Command Line Word Game

Finally, integrate all concepts from the pre-work and homework this week by creating a command line program to play a version the game commonly known as "Hangman". If you've never played this game, or would like a refresher, check out this YouTube video.

  • As always, follow the "Red, Green, Refactor" workflow. You should always write a test before implementing a new behavior. Keep this lesson open as you code, and follow along with the workflow as you develop the program.

  • You'll want to create a class to represent each new Game. To begin, Game objects should include attributes that hold the answer, and past letters the user has guessed. Classes should be fully encapsulated, containing only private properties. Use getter methods for all properties you must access outside of the class.

  • To begin, define an array containing a limited number of words. When a user creates a new game, choose a word to use from this array at random.

  • Don't worry about programming the command line to "draw" a stick figure as the user guesses until you've tackled and tested the primary logic of guessing letters and determining if/when a user has won the game.

  • Eventually, when your logic for guessing letters and determining wins is in place (and well-tested), work on displaying the user's progress, like this:

A _ _ L E


  • As seen in this lesson the indexOf() method may come in handy. You can call it on an array. If the item exists in the array, it will return this item's index. If it does not, it will always return -1.

Further Exploration

  • Once you have a basic game up and running, increase the difficulty by limiting the number of guesses a user may make. Once the user reaches this limit; let them know they've lost.

  • Then, add multiple difficulty levels and allow the user to select one. Depending on which they select, their game's word should be chosen at random from an Array of "easy", "medium" , or "difficult" words.

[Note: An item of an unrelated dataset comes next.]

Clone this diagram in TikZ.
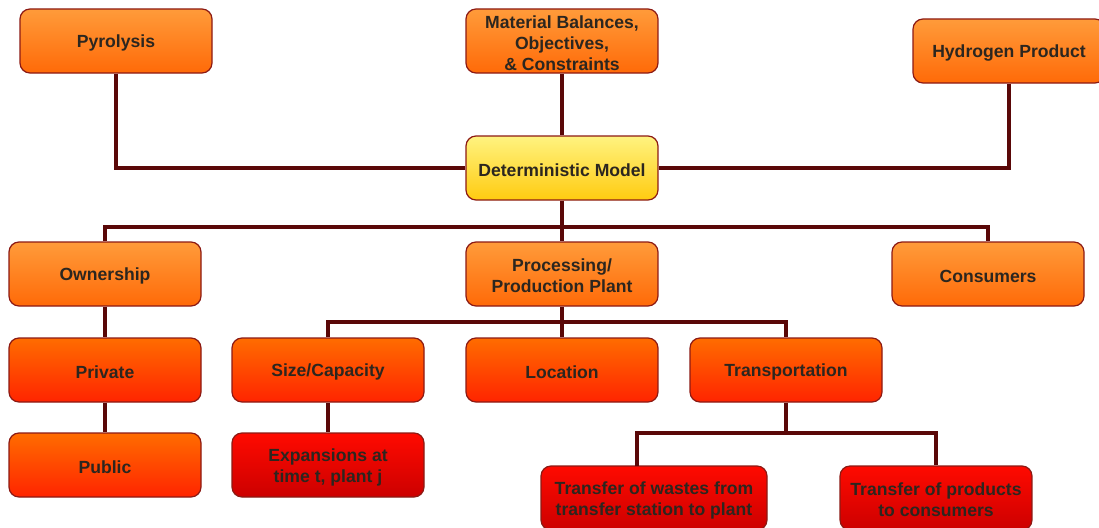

  • Then, add an additional gameplay option that allows the users to enter their own word to create a game. When the program executes, one partner should be able to enter a word (while the other isn't looking!). Then, the other partner should be able to play the game and attempt to guess the word.

  • Add a visual component to your application. Instead of the stick figure commonly used in this game, consider something original! Perhaps a Monster, or other image slowly appears as you make incorrect guesses. This kind of "text art" is called "ASCII Art". A quick Google search should reveal plenty of potential 'images' to use. Or, consider using a narrative instead of an image!

Pig Dice or Tic-Tac-Toe

In the last week of your Intro to Programming course, you created either a Pig Dice or Tic-Tac-Toe game.

Recreate one of these as a command line interface game in Java (consider tackling the project you didn't complete in Intro). Make sure to follow the "Red, Green, Refactor" BDD workflow throughout the course of development.

Peer Code Review

  • Tests have complete coverage for the behaviors that need to be tested.
  • Tests begin with small behaviors and increase in complexity.
  • All tests are passing.
  • Getter and setter methods are present and functioning.
  • Logic is easy to understand.
  • Unnecessary files are discluded from Git with a .gitignore file.
  • Project is in a polished, portfolio-quality state.
  • You are able to discuss your code, and the concepts behind it with an instructor using the correct terminology.
  • Code and Git documentation follows best practices (descriptive variables names, proper indentation, detailed commit messages, well-formatted README.)